Ah, I gotcha. “Nestor the Knight” rather than “Nestor, a knight.” Plausible, depending on just how common the term was Homer’s opus.

Well, I didn’t go through the whole text or anything, to look at every reference to Nestor. (I’ll do it later, when I get bored.) I’m just saying that, from the lines I looked at, Homer isn’t calling Nestor a knight. He is, at most, calling him a horseman. Presumably because Nestor is associated with horses, rides on chariots, and dicks around with horses, more than other characters tend to do. Hence, there’s no need to ask what a “Mycenean knight” is, because Homer doesn’t talk about such a thing. And if the translation hadn’t used the word, we wouldn’t be, either. Right now, I really don’t think there’s more to it.

(The historical accuracy of Homer’s depiction of horses and chariots, compared to their actual use in a hypothetical Trojan war, is another discussion entirely.)

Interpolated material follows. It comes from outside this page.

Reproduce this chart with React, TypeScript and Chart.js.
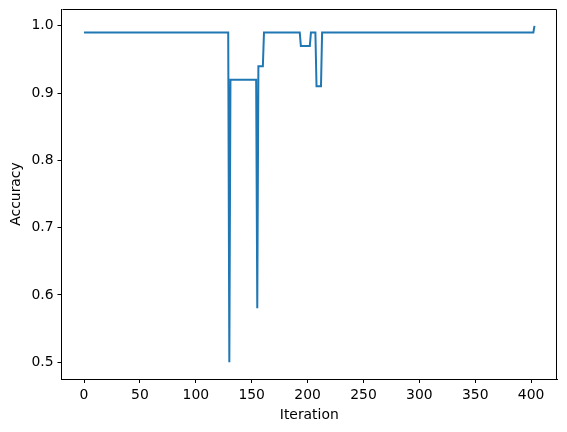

The question I guess would be more does Homer refer to anyone other than Nestor as a knight. Granted that Nestor’s got the horsey association. But do other characters get labeled with the same term in a more general way.

So your actual homework is to go through all of that work in the original Homeric Greek, line by line, until you can give us all a definitive answer as to usage patterns. Or, you know, just forget about it and have a mimosa instead :D.

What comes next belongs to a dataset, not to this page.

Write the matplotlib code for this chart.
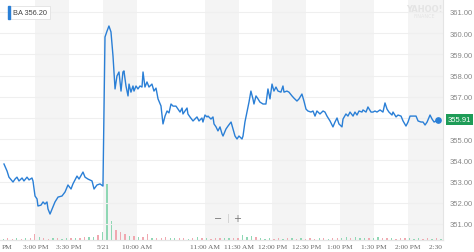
import numpy as np
import matplotlib
matplotlib.use('Agg')
import matplotlib.pyplot as plt
from matplotlib.patches import Rectangle
from matplotlib.transforms import Bbox

# minutes since 2:30 PM on 5/20; the 5/21 session opens at minute 90
price_min = [2.2, 4.9, 6.6, 10.2, 12.0, 13.7, 15.5, 18.2, 19.9, 22.6, 24.4, 27.0, 27.9,
             29.7, 31.5, 32.3, 35.0, 36.8, 38.5, 40.3, 41.2, 43.0, 45.6, 47.4, 50.1,
             53.6, 56.3, 58.9, 61.6, 63.3, 66.9, 68.7, 72.2, 74.0, 76.6, 80.2, 82.0,
             84.6, 87.3, 89.9,
             91.7, 93.5, 95.2, 97.0, 98.8, 100.6, 102.3, 104.1, 105.9, 107.6, 108.5,
             110.3, 112.1, 113.0, 114.7, 116.5, 117.4, 119.2, 120.9, 122.7, 124.5,
             125.4, 127.1, 128.9, 130.7, 133.3, 135.1, 136.9, 138.7, 141.3, 143.1,
             144.9, 146.7, 148.4, 150.2, 152.0, 154.6, 156.4, 158.2, 160.0, 160.8,
             162.6, 164.4, 165.2, 167.0, 169.7, 173.2, 175.0, 177.6, 178.5, 180.3,
             182.1, 183.0, 185.6, 187.4, 188.3, 190.1, 191.8, 193.6, 195.4, 196.3,
             198.9, 200.7, 203.4, 205.1, 206.9, 208.7, 210.4, 213.1, 214.0, 215.7,
             217.5, 219.3, 221.0, 222.8, 223.7, 225.5, 227.3, 229.0, 231.7, 234.3,
             236.1, 237.9, 239.7, 241.4, 243.2, 245.0, 247.6, 249.4, 250.3, 252.9,
             254.7, 257.4, 259.1, 261.8, 263.6, 266.2, 268.0, 269.8, 271.5, 274.2,
             276.0, 277.8, 279.5, 282.2, 284.9, 286.6, 288.4, 291.1, 293.7, 295.5,
             297.3, 299.0, 301.7, 302.6, 305.2, 307.0, 308.8, 311.5, 313.2, 315.0,
             316.8, 319.4, 320.3, 323.0, 324.7, 327.4, 329.2, 330.9, 332.7, 335.4,
             338.0, 339.8, 341.6, 343.3, 346.0, 346.9, 349.6, 351.3, 354.0, 355.8,
             358.4, 360.2, 362.0, 364.6, 367.3, 369.1, 371.7, 373.5, 375.3, 377.1,
             379.7, 381.5, 383.3, 385.1, 386.8]
price = [353.83, 353.50, 353.21, 352.98, 353.12, 353.21, 353.03, 353.17, 353.03, 353.21,
         353.08, 353.17, 353.03, 352.32, 352.18, 351.85, 351.89, 352.04, 351.94, 352.04,
         351.71, 351.47, 351.80, 352.04, 352.27, 352.32, 352.51, 352.84, 352.65, 352.89,
         353.26, 353.12, 353.45, 353.21, 353.12, 353.03, 352.65, 352.84, 352.89, 352.79,
         359.82, 360.10, 360.34, 360.06, 358.92, 357.37, 357.98, 358.17, 357.27, 358.17,
         358.22, 357.51, 357.04, 357.60, 357.22, 357.51, 357.27, 357.51, 357.37, 357.51,
         357.46, 358.17, 357.46, 357.70, 357.46, 357.60, 357.27, 357.41, 356.90, 356.57,
         355.72, 356.09, 356.33, 356.24, 356.66, 356.56, 356.56, 356.42, 356.28, 356.47,
         356.19, 356.33, 356.47, 356.19, 356.05, 355.86, 356.05, 355.86, 356.00, 355.81,
         356.14, 356.05, 356.09, 355.95, 356.05, 355.72, 355.58, 355.39, 355.58, 355.25,
         355.15, 355.48, 355.62, 355.81, 355.48, 355.15, 355.01, 355.15, 355.01, 355.15,
         355.81, 356.28, 356.75, 357.27, 356.90, 356.66, 357.04, 356.90, 356.75, 356.66,
         356.66, 357.37, 356.90, 357.60, 357.27, 357.46, 357.27, 357.22, 357.51, 357.22,
         357.27, 357.22, 357.04, 356.94, 356.80, 356.90, 357.13, 356.80, 356.42, 356.33,
         356.28, 356.33, 356.09, 356.33, 356.19, 356.33, 356.28, 356.09, 355.86, 355.58,
         355.81, 356.00, 355.72, 355.58, 355.95, 356.19, 356.09, 356.28, 356.09, 356.28,
         356.14, 356.33, 356.28, 356.38, 356.28, 356.52, 356.28, 356.28, 356.33, 356.28,
         356.38, 356.28, 356.71, 356.42, 356.28, 356.14, 356.28, 356.05, 356.14, 356.09,
         355.86, 355.62, 355.81, 356.09, 356.09, 356.09, 355.86, 355.81, 355.81, 355.67,
         355.81, 356.14, 355.95, 355.81, 355.86, 355.91]
last_price = 355.91
prev_label = 'BA 356.20'

# volume every 4 minutes (thousands of shares), g = up, r = down
vol = [30, 40, 25, 35, 30, 45, 40, 130, 60, 35, 30, 40, 35, 30, 45, 40, 50, 45, 60, 55,
       70, 110, 180,
       1200, 400, 220, 180, 120, 90, 80, 70, 60, 130, 50, 45, 40, 60, 45, 40, 35, 40,
       30, 35, 70, 35, 40, 30, 45, 40, 50, 35, 45, 40, 100, 60, 80, 55, 40, 30, 35, 30,
       45, 30, 35, 40, 30, 35, 30, 40, 30, 35, 40, 30, 45, 35, 40, 60, 50, 70, 45, 40,
       35, 45, 55, 40, 35, 40, 30, 35, 45, 40, 30, 35, 30, 40, 30, 35, 30]
vol_dir = list('grrgrgrrgrrgrgg' 'rgrrggrg'
               'ggrrrgrgrrgrrrggrrgrgrgrrrggrrgggrgggrrgrgrgrrrgrgrrggrgggrggrrgrrrgggrrgrgg')

tick_min = [0, 30, 60, 90, 120, 180, 210, 240, 270, 300, 330, 360, 390]
tick_labels = ['PM', '3:00 PM', '3:30 PM', '5/21', '10:00 AM', '11:00 AM', '11:30 AM',
               '12:00 PM', '12:30 PM', '1:00 PM', '1:30 PM', '2:00 PM', '2:30 PM']
band_start = [30, 90, 180, 240, 300, 360]
band_end = [60, 120, 210, 270, 330, 395]
price_ticks = [351, 352, 353, 354, 355, 356, 357, 358, 359, 360, 361]

W, H = 474, 253
fig = plt.figure(figsize=(W / 100, H / 100), dpi=100)
axv = fig.add_axes([0, 12 / H, 443 / W, 241 / H])
ax = axv.twinx()

for s, e in zip(band_start, band_end):
    axv.axvspan(s, e, color='#f4f4f4', lw=0, zorder=0)

n = min(len(vol), len(vol_dir))
vol_min = np.arange(n) * 4
cols = ['#8fd7b4' if d == 'g' else '#f0a8b0' for d in vol_dir[:n]]
axv.bar(vol_min + 1.5, vol[:n], width=1.2, color=cols, zorder=2)
axv.set_ylim(0, 5200)
axv.set_yticks([])
axv.set_xlim(-1.33, 391.2)

ax.set_ylim(350.245, 361.613)
for p in price_ticks:
    ax.axhline(p, color='#efefef', lw=0.8, zorder=1)
ax.plot(price_min, price, color='#2a7fd6', lw=1.0, zorder=3)
ax.plot(price_min[-1], price[-1], 'o', color='#2a7fd6', ms=3.8, zorder=4)

ax.set_yticks(price_ticks)
ax.set_yticklabels(['' if p == 356 else f'{p:.2f}' for p in price_ticks],
                   fontsize=5.5, color='#888888', family='Liberation Sans')
ax.tick_params(axis='y', length=0, pad=5)

axv.set_xticks(tick_min)
axv.set_xticklabels(tick_labels, fontsize=5.3, color='#666666', family='Liberation Serif')
axv.tick_params(axis='x', length=0, pad=3)
axv.get_xticklabels()[0].set_horizontalalignment('left')

for sp in ['top', 'left']:
    ax.spines[sp].set_visible(False)
    axv.spines[sp].set_visible(False)
ax.spines['right'].set_color('#e4e4e4')
ax.spines['bottom'].set_color('#e4e4e4')
axv.spines['right'].set_visible(False)
axv.spines['bottom'].set_color('#e4e4e4')

# current price tag
ax.text(1.01, last_price, f'{last_price:.2f}', transform=ax.get_yaxis_transform(),
        ha='left', va='center', fontsize=5.5, color='white', family='Liberation Sans',
        bbox=dict(boxstyle='square,pad=0.25', fc='#1e9c57', ec='none'))

# clip the last time label at the right edge of the plot
fig.canvas.draw()
clip = Bbox.from_extents(0, 0, 443, H)
for lbl in axv.get_xticklabels():
    lbl.set_clip_box(clip)
    lbl.set_clip_on(True)

# symbol label top-left
fig.text(13 / W, 1 - 13.5 / H, prev_label, fontsize=5.3, color='#444444',
         family='Liberation Sans', va='center', ha='left',
         bbox=dict(boxstyle='square,pad=0.35', fc='white', ec='#e2e2e2', lw=0.6))
fig.patches.append(Rectangle((8 / W, 1 - 20 / H), 2 / W, 13 / H,
                             transform=fig.transFigure, color='#2a7fd6', zorder=5))

# zoom controls
fig.text(218 / W, 1 - 219 / H, '\u2212', fontsize=7, color='#777777', ha='center', va='center')
fig.text(228 / W, 1 - 219 / H, '|', fontsize=6, color='#cccccc', ha='center', va='center')
fig.text(237 / W, 1 - 219 / H, '+', fontsize=7, color='#777777', ha='center', va='center')

# watermark
fig.text(424 / W, 1 - 9 / H, 'YAHOO!', fontsize=6, color='#e4e4e4', ha='center',
         va='center', weight='bold')
fig.text(424 / W, 1 - 17 / H, 'FINANCE', fontsize=3.5, color='#e4e4e4', ha='center',
         va='center')

fig.savefig('out.png', dpi=100)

Yikes. Wait, isn’t this the Dope? Surely, someone has already done that. Can’t we just wait for them to chime in?

Then there were the noble orders of Aztec warriors encountered by Spaniards during the Conquest.

Some wore eagle costumes–the Spaniards called them caballeros águilas–Eagle Knights. Those in jaguar costumes were called caballeros tigres–Tiger(!) Knights. (My Spanish is bad enough; I won’t attempt the Nahuatl.)

Modern scholars usually substitute warriors/guerreros. But, even if it was obvious to Cortez’s men that these warriors had no horses–they considered them knights.